La svolta verso le rinnovabili era in atto già prima della Cop21. Oggi rappresentano oltre il 20% della generazione elettrica mondiale e nel 2040, secondo il World energy outlook dell’International energy agency (Iea), si potrebbe assistere al sorpasso sul carbone. Resta da capire come si comporteranno i diversi paesi e quali diventeranno egemoni in questo processo». La pensa così Alessandro Lanza, docente di Economia dell’energia all’università di Milano, già chief economist di Eni e Enea, fra i massimi esperti in campo energetico e climatico (è stato Principal administrator dell’Iea e ha partecipato all’estensione del terzo e quinto rapporto dell’Ipcc), oggi presidente di Sotacarbo, la società che guida il progetto di ricerca sul Carbon capture e storage presso il Polo tecnologico del Sulcis in Sardegna.
Anche l’Italia ora dovrà fare sul serio, mettendo in campo una politica energetica low carbon che regga il passo con i trend globali.
Ma l’Italia ha già fatto sul serio, almeno nell’ultimo decennio, varando i conti energia che hanno cambiato la faccia del settore elettrico. Sono le grandi aziende come Enel ed Eni ad averci creduto troppo tardi e ora cercano di recuperare terreno. Certo, la linea politica non è sempre stata coerente, abbiamo vissuto stagioni in cui a una Strategia energetica se n’è sostituita un’altra in direzione diversa, basti pensare all’innamoramento per il nucleare prima di Fukushima. Se quella scelta non fosse stata fermata oggi ci ritroveremmo nel mezzo di forti investimenti con una crisi economica sulle spalle e senza ancora produrre un solo kWh di elettricità.

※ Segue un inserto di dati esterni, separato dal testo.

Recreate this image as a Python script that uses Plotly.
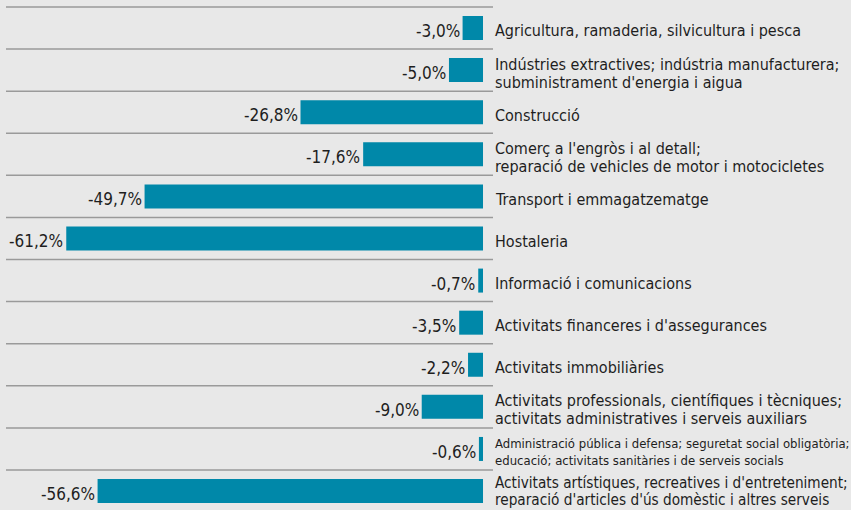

Il prezzo del petrolio è in caduta libera, a breve anche il greggio dell’Iran arriverà sui mercati. Quali contraccolpi ci saranno per le rinnovabili?
Il greggio procedeva tranquillo sui 110 dollari al barile nel 2014, poi la domanda è scesa anche perché la Cina ha rallentato la propria crescita. Si tratta di un settore con margini d’ampliamento contenuti visto che il fabbisogno mondiale è di circa 90 milioni di barili al giorno e l’incremento di circa 1 milione di barili al giorno ogni anno, diciamo nell’ordine dell’1,5%. Inoltre al calo della domanda non ha corrisposto una diminuzione dell’offerta: Arabia Saudita e Russia hanno preferito mantenere inalterata la produzione per mettere fuori mercato sia le estrazioni non convenzionali, come lo shale oil negli Usa, sia quelle di competitor che si riaffacciavano sul mercato del greggio, cioè Teheran, che così viene scoraggiata a nuovi investimenti. Le conseguenze sono sotto gli occhi di tutti, col barile a 28 dollari e la prospettiva che produrre energia elettrica da fonti fossili diventi più conveniente rispetto alle rinnovabili. In Italia quest’ultime non sono però in competizione con le prime poiché non vanno in Borsa e godono della priorità di dispacciamento. Se il prezzo di elettricità da carbone e gas si riduce non c’è una conseguenza diretta sulla competitività di solare o eolico. Il ragionamento potrebbe mutare nel medio periodo se il punto della grid parity dovesse spostarsi in avanti.
Che risultati vi aspettate dalla sperimentazione sul sequestro di carbonio nel Sulcis?
La nostra è una sperimentazione di ricerca pura. Stiamo completando lo studio del bacino per comprenderne le caratteristiche geologiche senza alcun fine propedeutico rispetto alla localizzazione in questo territorio di un sito per lo stoccaggio di CO2. Partecipiamo a una sperimentazione internazionale sul tema del carbon storage utilizzando gallerie già esistenti, che qui non mancano. L’obiettivo è capire come il carbonio si possa catturare e riciclare affidando al confinamento un ruolo residuo. Ci aspettiamo una grande attenzione sul nostro prossimo passo: la costruzione di un laboratorio sotterraneo con dimensioni e caratteristiche uniche in tutta Europa. Per fare ricerca da condividere col resto del mondo.